Tuesday, September 7, 2010

Still Standing in Deep Carroll Gardens: 121 Rapelye Street

We don't like to bring you stale listings like these, but in an effort to be comprehensive, we'll take it on. Besides, it's a fairly interesting case & is typical Brooklyn real estate in action. 121 Rapelye Street is a semi-attached 4-Family brownstone deep in Carroll Gardens. Orginally listed at $1.45M sometime before the crash in 2008, then dropped to $1.3M sometime after a Lis Pendens was filed in September 2009, then re-listed still at $1.3M with a different broker in February 2010. First of all, a price drop of 10% hasn't traditionally been enough for most pre-crash prices - just ask 204 Clermont Avenue. Second of all, we can't imagine what this Lis Pendens is all about. It appears the owner paid $160K in 1992 for the property, satisfied the mortgage in 2007, and hasn't taken out any additional money on this property. The document type on the Lis Pendens is "Specific Performance", but we can't imagine what kind of debt that'd be that couldn't be refinanced and paid off using the equity in the property. And, finally, even the re-listing can't be helping much. The property is still pretty undercover, and the agent hasn't responded to our telephone calls or e-mails. If you stood to make a $75K+ commission on one deal, would you be GONE FISHING?

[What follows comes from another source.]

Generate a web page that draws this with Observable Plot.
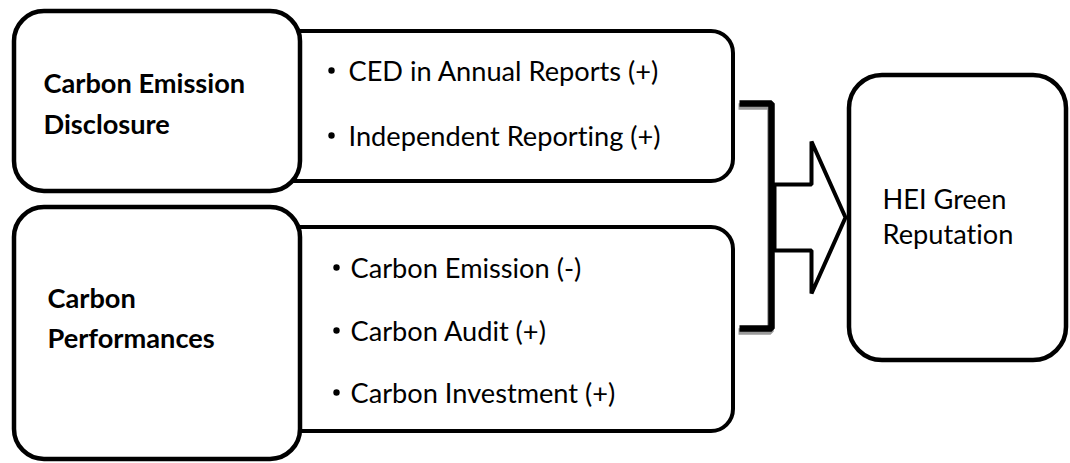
<!DOCTYPE html>
<html>
<head>
<meta charset="utf-8">
<script src="https://cdn.jsdelivr.net/npm/d3@7"></script>
<script src="https://cdn.jsdelivr.net/npm/@observablehq/plot@0.6"></script>
<style>
  html, body { margin: 0; padding: 0; background: #fff; }
  #chart svg { display: block; }
  #chart text { font-variant-ligatures: none; font-feature-settings: "liga" 0, "clig" 0; }
</style>
</head>
<body>
<div id="chart"></div>
<script>
// ---- content ----
const constructs = ["Carbon Emission Disclosure", "Carbon Performances"];
const constructLines = [["Carbon Emission", "Disclosure"], ["Carbon", "Performances"]];
const indicators = [
  ["CED in Annual Reports (+)", "Independent Reporting (+)"],
  ["Carbon Emission (-)", "Carbon Audit (+)", "Carbon Investment (+)"]
];
const outcomeLines = ["HEI Green", "Reputation"];

// ---- diagram geometry (pixel frame of the 1070 x 463 canvas) ----
const W = 1070, H = 463;
const leftBoxes   = [{x1: 14, x2: 300, y1: 11, y2: 191}, {x1: 14, x2: 300, y1: 207, y2: 459}];
const rightBoxes  = [{x1: 270, x2: 733, y1: 31, y2: 181}, {x1: 270, x2: 733, y1: 227, y2: 431}];
const outcomeBox  = {x1: 849, x2: 1066, y1: 75, y2: 360};
const labelPos    = [{x: 43, y: [92, 133]}, {x: 47, y: [307, 347]}];
const bulletX     = [331, 336];
const itemX       = [348, 350];
const itemY       = [[80, 145], [277, 340, 402]];
const outcomeText = {x: 882, y: [208, 243]};
const bracket     = {xl: 739, xv: 771, yt: 103, yb: 328};
const arrow       = {x0: 774, xb: 811, xt: 845, ys1: 184, ys2: 250, yh1: 141, yh2: 293};

const FONT = "Lato, 'Open Sans', sans-serif";
const FS = 27.2;

// build tables
const leftRects = leftBoxes.map((b, i) => ({...b, name: constructs[i]}));
const rightRects = rightBoxes.map((b, i) => ({...b, name: constructs[i]}));
const labelRows = constructLines.flatMap((lines, i) => lines.map((t, j) => ({x: labelPos[i].x, y: labelPos[i].y[j], text: t})));
const itemRows = indicators.flatMap((items, i) => items.map((t, j) => ({bx: bulletX[i], x: itemX[i], y: itemY[i][j], text: t})));
const outcomeRows = outcomeLines.map((t, j) => ({x: outcomeText.x, y: outcomeText.y[j], text: t}));
const bracketPts = [
  {x: bracket.xl, y: bracket.yt}, {x: bracket.xv, y: bracket.yt},
  {x: bracket.xv, y: bracket.yb}, {x: bracket.xl, y: bracket.yb}
];
const arrowPts = [
  {x: arrow.x0, y: arrow.ys1}, {x: arrow.xb, y: arrow.ys1}, {x: arrow.xb, y: arrow.yh1},
  {x: arrow.xt, y: (arrow.yh1 + arrow.yh2) / 2},
  {x: arrow.xb, y: arrow.yh2}, {x: arrow.xb, y: arrow.ys2}, {x: arrow.x0, y: arrow.ys2},
  {x: arrow.x0, y: arrow.ys1}
];

const chart = Plot.plot({
  width: W,
  height: H,
  margin: 0,
  x: {domain: [0, W], range: [0, W], axis: null},
  y: {domain: [0, H], range: [0, H], axis: null},
  style: {background: "#fff"},
  marks: [
    // indicator boxes (behind)
    Plot.rect(rightRects, {x1: "x1", x2: "x2", y1: "y1", y2: "y2", rx: 22, fill: "white", stroke: "black", strokeWidth: 4}),
    // construct boxes (front)
    Plot.rect(leftRects, {x1: "x1", x2: "x2", y1: "y1", y2: "y2", rx: 30, fill: "white", stroke: "black", strokeWidth: 4.5}),
    // outcome box
    Plot.rect([outcomeBox], {x1: "x1", x2: "x2", y1: "y1", y2: "y2", rx: 33, fill: "white", stroke: "black", strokeWidth: 4.5}),
    // bracket shadow + bracket
    Plot.line(bracketPts, {x: "x", y: "y", stroke: "#9a9a9a", strokeWidth: 6.5, strokeLinejoin: "miter", strokeLinecap: "butt", dx: -1, dy: 3, curve: "linear"}),
    Plot.line(bracketPts, {x: "x", y: "y", stroke: "black", strokeWidth: 6.5, strokeLinejoin: "miter", strokeLinecap: "butt", curve: "linear"}),
    // block arrow
    Plot.line(arrowPts, {x: "x", y: "y", fill: "white", stroke: "black", strokeWidth: 4, strokeLinejoin: "miter", curve: "linear"}),
    // construct labels
    Plot.text(labelRows, {x: "x", y: "y", text: "text", textAnchor: "start", lineAnchor: "bottom", fontSize: FS, fontWeight: "bold", fontFamily: FONT, fill: "black"}),
    // bullets + indicators
    Plot.dot(itemRows, {x: "bx", y: "y", r: 3.2, dy: -10, fill: "black", stroke: "none"}),
    Plot.text(itemRows, {x: "x", y: "y", text: "text", textAnchor: "start", lineAnchor: "bottom", fontSize: FS, fontFamily: FONT, fill: "black"}),
    // outcome label
    Plot.text(outcomeRows, {x: "x", y: "y", text: "text", textAnchor: "start", lineAnchor: "bottom", fontSize: FS, fontFamily: FONT, fill: "black"})
  ]
});
document.getElementById("chart").appendChild(chart);
</script>
</body>
</html>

Either way, something smells fishy. The property's vacant - wouldn't you wanna collect some $6,000+/month in rent while you're awaiting foreclosure? Rents are decent in this area these days. Some of our friends priced out of Park Slope and the East Village have made their way over here, and it ain't cheap either! These owners have to have seen some ballpark offers in the past 2 years, and no bites? What do you think?

Note, semi-attached buildings have their advantages and disadvantages. We like to imagine some Norah Jones-style windows punched into the west side property.

Pro's: vacant, wide, some original details, rents have arrived here

Con's: off the beaten path, close to the BQE, price, odd situation

Ideally: Take a closer look, give a low-ball offer a stab, but good luck even getting in touch with this agent.